Damaging to People, Annoying to God
False accusations, or slanderous remarks, aren't only damaging to people. They also earn the irritation of God, for God does not like a false testimony and a lying tongue. In fact, He hates it. While the victim of the accusations can rejoice at the fact that God defends those who are wrongly accused, that person should not take that as a licence to retaliate or take revenge on the source of the wrong information.
Proverbs 12:22 tells us, "Lying lips are an abomination to the Lord, but those who deal truthfully are His delight." While He hates lies, He doesn't want us responding in a way that is contrary to His character.
Have you been falsely accused and are looking for wisdom in how to respond? Here's what you should do when false accusations are made against you.
1. Be Quick to Listen, Slow to Speak
We often react quickly when we are offended. Some of us retaliate to false accusations by lashing out our anger towards the person who hurt us. Others quickly go out and try to wipe their names clean, failing to think first before actually responding. While the latter is better than the former, both ways are unwise.

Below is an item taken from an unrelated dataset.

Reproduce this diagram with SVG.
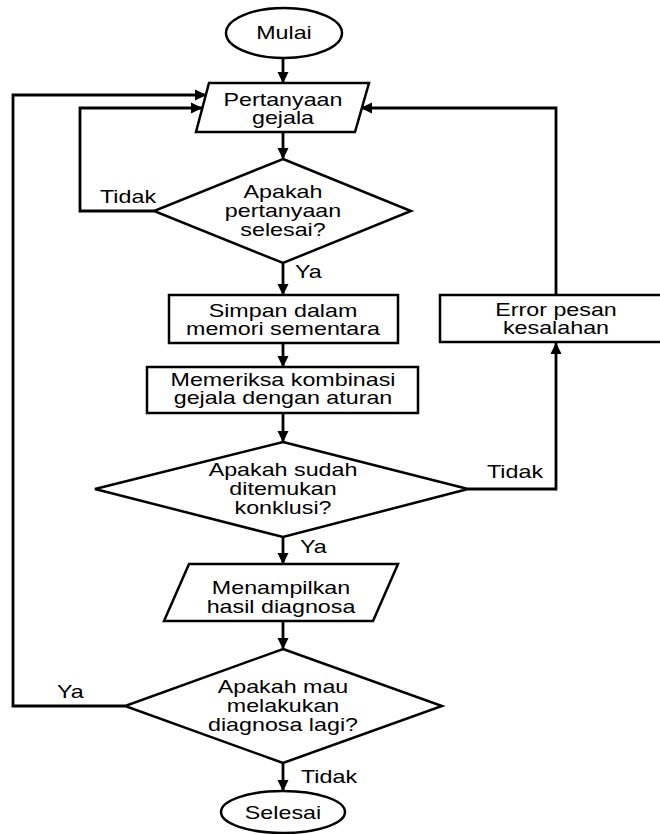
<svg xmlns="http://www.w3.org/2000/svg" width="660" height="834" viewBox="0 0 660 834">
  <style>
    .shape { fill: #fff; stroke: #000; stroke-width: 2.5; }
    .line { fill: none; stroke: #000; stroke-width: 2.8; }
    text { font-family: "Liberation Sans", Arial, sans-serif; font-size: 17.5px; fill: #000; }
    .c { text-anchor: middle; }
  </style>
  <defs>
    <marker id="arrow" markerUnits="userSpaceOnUse" markerWidth="12" markerHeight="12" viewBox="0 0 12 12" refX="11" refY="6" orient="auto">
      <path d="M0,0.5 L11.5,6 L0,11.5 Z" fill="#000"/>
    </marker>
  </defs>
  <rect width="660" height="834" fill="#fff"/>

  <!-- connectors -->
  <g id="connectors" class="line">
    <path d="M283,58 V83" marker-end="url(#arrow)"/>
    <path d="M283,132 V159" marker-end="url(#arrow)"/>
    <path d="M154,211 H80 V108 H202" marker-end="url(#arrow)"/>
    <path d="M283,263 V295" marker-end="url(#arrow)"/>
    <path d="M283,343 V367" marker-end="url(#arrow)"/>
    <path d="M283,413 V442" marker-end="url(#arrow)"/>
    <path d="M468,489 H556 V343" marker-end="url(#arrow)"/>
    <path d="M556,295 V108 H361" marker-end="url(#arrow)"/>
    <path d="M283,537 V564" marker-end="url(#arrow)"/>
    <path d="M283,621 V649" marker-end="url(#arrow)"/>
    <path d="M125,706 H13 V95 H206" marker-end="url(#arrow)"/>
    <path d="M283,763 V791" marker-end="url(#arrow)"/>
  </g>

  <!-- branch labels -->
  <g id="labels">
    <text transform="translate(100 203) scale(1.33 1)">Tidak</text>
    <text transform="translate(295 278) scale(1.33 1)">Ya</text>
    <text transform="translate(487 478) scale(1.33 1)">Tidak</text>
    <text transform="translate(300 553) scale(1.33 1)">Ya</text>
    <text transform="translate(57 698) scale(1.33 1)">Ya</text>
    <text transform="translate(301 783) scale(1.33 1)">Tidak</text>
  </g>

  <g id="mulai">
    <ellipse class="shape" cx="284" cy="33" rx="58" ry="25"/>
    <text class="c" transform="translate(284 39) scale(1.33 1)">Mulai</text>
  </g>

  <g id="pertanyaan-gejala">
    <polygon class="shape" points="209,83 369,83 355,132 196,132"/>
    <text class="c" transform="translate(283 106) scale(1.33 1)">Pertanyaan</text>
    <text class="c" transform="translate(283 124) scale(1.33 1)">gejala</text>
  </g>

  <g id="cek-pertanyaan">
    <polygon class="shape" points="283,159 411,211 283,263 154,211"/>
    <text class="c" transform="translate(283 198) scale(1.33 1)">Apakah</text>
    <text class="c" transform="translate(283 217) scale(1.33 1)">pertanyaan</text>
    <text class="c" transform="translate(283 236) scale(1.33 1)">selesai?</text>
  </g>

  <g id="simpan">
    <rect class="shape" x="169" y="295" width="229" height="48"/>
    <text class="c" transform="translate(283 317) scale(1.33 1)">Simpan dalam</text>
    <text class="c" transform="translate(283 335) scale(1.33 1)">memori sementara</text>
  </g>

  <g id="memeriksa">
    <rect class="shape" x="147" y="367" width="271" height="46"/>
    <text class="c" transform="translate(283 386) scale(1.33 1)">Memeriksa kombinasi</text>
    <text class="c" transform="translate(283 404) scale(1.33 1)">gejala dengan aturan</text>
  </g>

  <g id="error">
    <rect class="shape" x="440" y="295" width="240" height="47"/>
    <text class="c" transform="translate(556 316) scale(1.33 1)">Error pesan</text>
    <text class="c" transform="translate(556 334) scale(1.33 1)">kesalahan</text>
  </g>

  <g id="cek-konklusi">
    <polygon class="shape" points="283,442 468,489 283,537 95,489"/>
    <text class="c" transform="translate(283 476) scale(1.33 1)">Apakah sudah</text>
    <text class="c" transform="translate(283 495) scale(1.33 1)">ditemukan</text>
    <text class="c" transform="translate(283 514) scale(1.33 1)">konklusi?</text>
  </g>

  <g id="menampilkan">
    <polygon class="shape" points="189,564 398,564 373,621 164,621"/>
    <text class="c" transform="translate(281 594) scale(1.33 1)">Menampilkan</text>
    <text class="c" transform="translate(281 613) scale(1.33 1)">hasil diagnosa</text>
  </g>

  <g id="cek-lagi">
    <polygon class="shape" points="283,649 442,706 283,763 125,706"/>
    <text class="c" transform="translate(283 693) scale(1.33 1)">Apakah mau</text>
    <text class="c" transform="translate(283 712) scale(1.33 1)">melakukan</text>
    <text class="c" transform="translate(283 731) scale(1.33 1)">diagnosa lagi?</text>
  </g>

  <g id="selesai">
    <ellipse class="shape" cx="283" cy="812" rx="62" ry="21"/>
    <text class="c" transform="translate(283 819) scale(1.33 1)">Selesai</text>
  </g>
</svg>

The Bible tells us that we should be quick to listen and slow to speak. Before reacting or trying to wipe your name clean, try to know first the truth of the matter.
Don't fret. Ask questions and discover what the culprit really said to malign you (see James 1:19-21; Psalm 37).
2. Bring Your Predicament to the Lord
After getting the information and before going out in public, pray to the Lord for the right heart (see Philippians 4:6-7). Often the Lord will just remind you to forgive, and let Him fulfill His promise to exact justice. Remember that God is just, and we are not – thus, it is likely that if we go out and do what we please, we might not do what is just and fair to all (see Romans 12:17-19).
Best of all, forgive your offender and let God guide you. Apply the Matthew 18:15-17 principle which tells us to talk to the offender privately, then with a witness if he doesn't repent, and then with the church if he doesn't repent still. If he doesn't repent altogether, leave the matter to God.
3. Live in Truth
If the accusations are false, they will soon fall to the ground. Continue living your life in truth. Your life will best disprove whatever false accusation was made against you. Forgive your offender, speak the truth, and don't even try to get revenge.
Live to please God, not to clear your name. Live to honour God, not to raise your reputation. Remember that even Jesus made Himself of no reputation so that we could be honoured by God as His sons and daughters (see Philippians 2:5-8). He was ridiculed and falsely accused leading to His death. Yet it was His suffering that saved us. Let your honourable suffering show Christ's character in you.